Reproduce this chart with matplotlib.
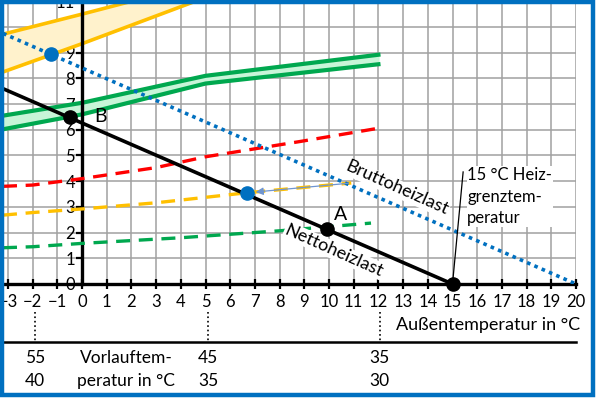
import matplotlib.pyplot as plt
from matplotlib.patches import Rectangle

# Außentemperatur-Achse und Werte
netto_x = [-3.2, 15]
netto_y = [7.6, 0]
brutto_x = [-3.2, 20]
brutto_y = [9.75, 0]

gruen_band_x = [-3.2, 0, 5, 12]
gruen_oben = [6.55, 7.05, 8.1, 8.92]
gruen_unten = [6.02, 6.6, 7.8, 8.55]

gelb_band_x = [-3.2, 0, 5]
gelb_oben = [9.72, 10.5, 11.75]
gelb_unten = [8.25, 9.35, 11.15]

rot_x = [-3.2, -2, 0, 3, 5, 8.8, 12]
rot_y = [3.8, 3.85, 4.1, 4.53, 4.95, 5.54, 6.06]

gelb_x = [-3.2, -2, 0, 3, 6.67, 10.9]
gelb_y = [2.68, 2.78, 2.92, 3.16, 3.55, 3.93]

gruen_x = [-3.2, -2, 0, 4, 8, 11.7]
gruen_y = [1.41, 1.45, 1.58, 1.8, 2.07, 2.37]

punkte_schwarz_x = [-0.5, 9.9, 15]
punkte_schwarz_y = [6.48, 2.13, 0]
punkte_blau_x = [-1.25, 6.67]
punkte_blau_y = [8.93, 3.55]

vorlauf_x = [-1.9, 5.1, 12.05]
vorlauf_oben = ["55", "45", "35"]
vorlauf_unten = ["40", "35", "30"]

plt.rcParams['font.family'] = ['Lato', 'DejaVu Sans']

W, H = 597, 398
fig = plt.figure(figsize=(W / 100, H / 100), dpi=100)
ax = fig.add_axes([3 / W, (H - 284) / H, 573 / W, 284 / H])
ax.set_xlim(-3.2, 20)
ax.set_ylim(0, 11.05)

ax.set_xticks(range(-3, 21))
ax.set_yticks(range(0, 12))
ax.grid(True, color='#a0a0a0', lw=1.1, zorder=0)
ax.set_axisbelow(True)

for s in ['top', 'right']:
    ax.spines[s].set_visible(False)
ax.spines['left'].set_position(('data', 0))
ax.spines['left'].set_linewidth(2.4)
ax.spines['bottom'].set_linewidth(2.4)
ax.tick_params(axis='x', direction='inout', length=7, width=1.6, labelsize=12, pad=4)
ax.tick_params(axis='y', direction='out', length=4, width=1.6, labelsize=12, pad=1)

# Bänder
ax.fill_between(gelb_band_x, gelb_unten, gelb_oben, color='#fff2cc', zorder=1)
ax.plot(gelb_band_x, gelb_oben, color='#ffc000', lw=2.6, zorder=2)
ax.plot(gelb_band_x, gelb_unten, color='#ffc000', lw=2.6, zorder=2)
ax.fill_between(gruen_band_x, gruen_unten, gruen_oben, color='#c8f5d8', zorder=1)
ax.plot(gruen_band_x, gruen_oben, color='#00a84f', lw=3.0, zorder=2)
ax.plot(gruen_band_x, gruen_unten, color='#00a84f', lw=3.0, zorder=2)

# gestrichelte Linien
ax.plot(rot_x, rot_y, color='#ff0000', lw=2.4, ls=(0, (4.2, 2.6)), zorder=3)
ax.plot(gelb_x, gelb_y, color='#ffc000', lw=2.4, ls=(0, (4.2, 2.6)), zorder=3)
ax.plot(gruen_x, gruen_y, color='#00a84f', lw=2.4, ls=(0, (4.2, 2.6)), zorder=3)

ax.plot(brutto_x, brutto_y, color='#0070c0', lw=2.6, ls=(0, (1, 1.2)), zorder=3)
ax.plot(netto_x, netto_y, color='black', lw=2.6, zorder=4)

ax.annotate('', xy=(punkte_blau_x[1] + 0.25, punkte_blau_y[1] + 0.02),
            xytext=(gelb_x[-1], gelb_y[-1]),
            arrowprops=dict(arrowstyle='-|>', color='#6f95d0', lw=0.9,
                            mutation_scale=11), zorder=4)

ax.plot(punkte_schwarz_x, punkte_schwarz_y, 'o', color='black', ms=9.5, zorder=6, clip_on=False)
ax.plot(punkte_blau_x, punkte_blau_y, 'o', color='#0070c0', ms=9.5, zorder=6)

# Beschriftungen im Diagramm
ax.text(0.75, 6.5, 'B', fontsize=14, ha='center', va='center', zorder=7)
ax.text(10.45, 2.72, 'A', fontsize=14, ha='center', va='center', zorder=7)
box = dict(facecolor='white', edgecolor='none', pad=0.5)
ax.text(12.75, 3.72, 'Bruttoheizlast', fontsize=13, rotation=-24,
        ha='center', va='center', bbox=box, zorder=5)
ax.text(10.2, 1.3, 'Nettoheizlast', fontsize=13, rotation=-24,
        ha='center', va='center', bbox=box, zorder=5)
ax.plot([15, 15.43], [0, 4.36], color='black', lw=0.9, zorder=5)
ax.text(15.6, 3.4, '15 °C Heiz-\ngrenztem-\nperatur', fontsize=12,
        ha='left', va='center', linespacing=1.45, bbox=box, zorder=5)

# Bereich unter der Achse
ax.text(20.15, -1.6, 'Außentemperatur in °C', fontsize=13, ha='right', va='center')
ax.plot([-3.4, 20], [-2.26, -2.26], color='black', lw=1.8, clip_on=False)
for x, o, u in zip(vorlauf_x, vorlauf_oben, vorlauf_unten):
    ax.plot([x, x], [-1.1, -2.26], color='black', lw=1.2, ls=':', clip_on=False)
    ax.text(x, -2.86, o, fontsize=12.5, ha='center', va='center')
    ax.text(x, -3.78, u, fontsize=12.5, ha='center', va='center')
ax.text(1.78, -2.86, 'Vorlauftem-', fontsize=12.5, ha='center', va='center')
ax.text(1.78, -3.78, 'peratur in °C', fontsize=12.5, ha='center', va='center')

# blauer Rahmen
fig.add_artist(Rectangle((1.5 / W, 3 / H), (593 - 1.5) / W, (H - 4.5) / H,
                         transform=fig.transFigure, fill=False,
                         edgecolor='#0070c0', lw=3.2))

fig.savefig('out.png', dpi=100)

Work required
Copy every line of the listing that includes the string "matplotlib".

Response to the task
Reproduce this chart with matplotlib.
import matplotlib.pyplot as plt
from matplotlib.patches import Rectangle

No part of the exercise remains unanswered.